Bezos is the second billionaire just this month to reach the edge of space: Richard Branson rocketed there last week aboard a vessel made by his company Virgin Galactic.
And the date of the New Shepard's maiden launch is no accident: July 20 was the day in 1969 that Neil Armstrong and Buzz Aldrin landed on the moon.
Up 62 miles above the Earth in minutes
The New Shepard suborbital flight path is designed to go higher than the Kármán Line, - this is often considered the boundary of space and is at about 62 miles above the Earth. The line has been a bone of contention in the ‘Space Race’ between Bezos and Branson. This is because Branson’s SpaceShipTwo hit a peak altitude of around 282,000 feet - higher than NASA’s designated Earth-Space boundary of 50 miles, but still short of the Karman Line.
About three minutes into the flight, the booster separated from the crew capsule. Then the New Shepard passed the Kármán Line, with hoots of celebration heard over the in-shuttle audio. A sonic boom was heard as the booster returned to Earth.

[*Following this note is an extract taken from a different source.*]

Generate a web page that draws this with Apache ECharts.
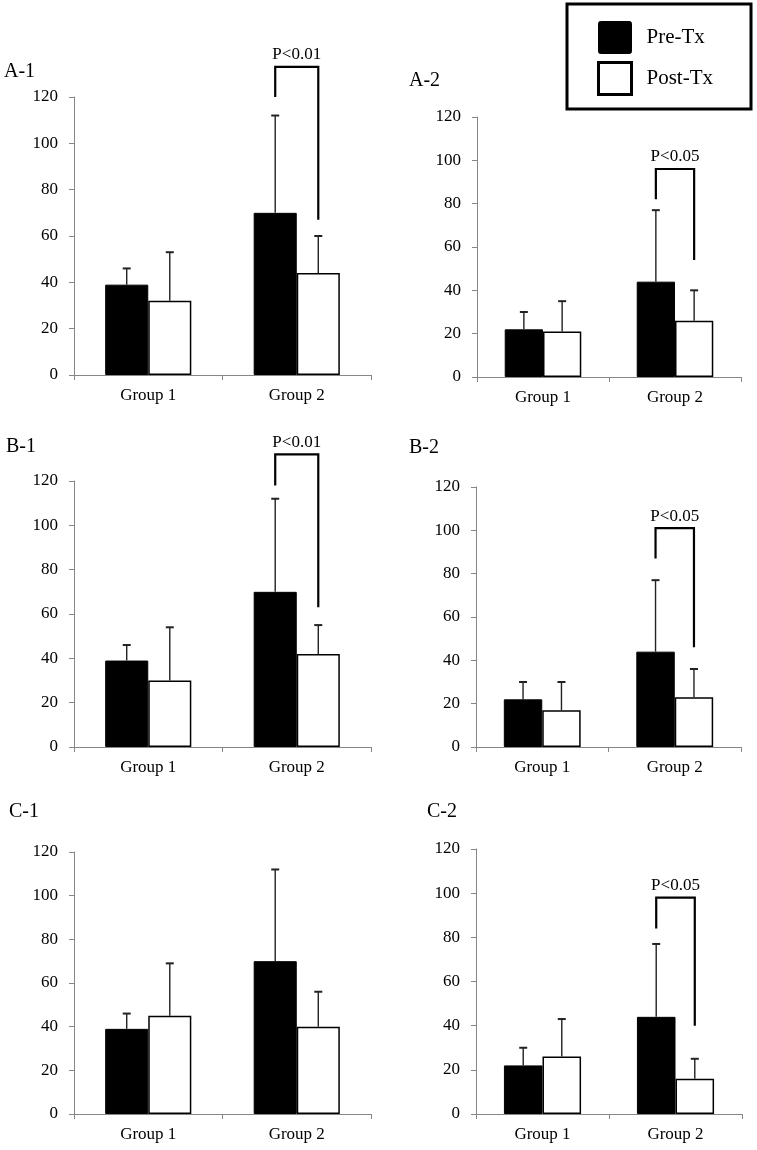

The capsule remained in the skies for longer. At about the eight-minute mark of the flight, parachutes deployed from the capsule, to give the crew a gentle touchdown. All together, the mission lasted roughly 11 minutes from takeoff to touchdown. Bezos stepped off the capsule first, followed by Daemen, followed by Funk and then lastly Mark Bezos.
The start of a space tourism era?
The launch was a big day for Bezos, but it's primarily an advertisement for Blue Origin's space tourism program. The company's webcast touted that interested viewers should get in touch about booking a spot on a future Blue Origin flight. Two more flights are scheduled for 2021.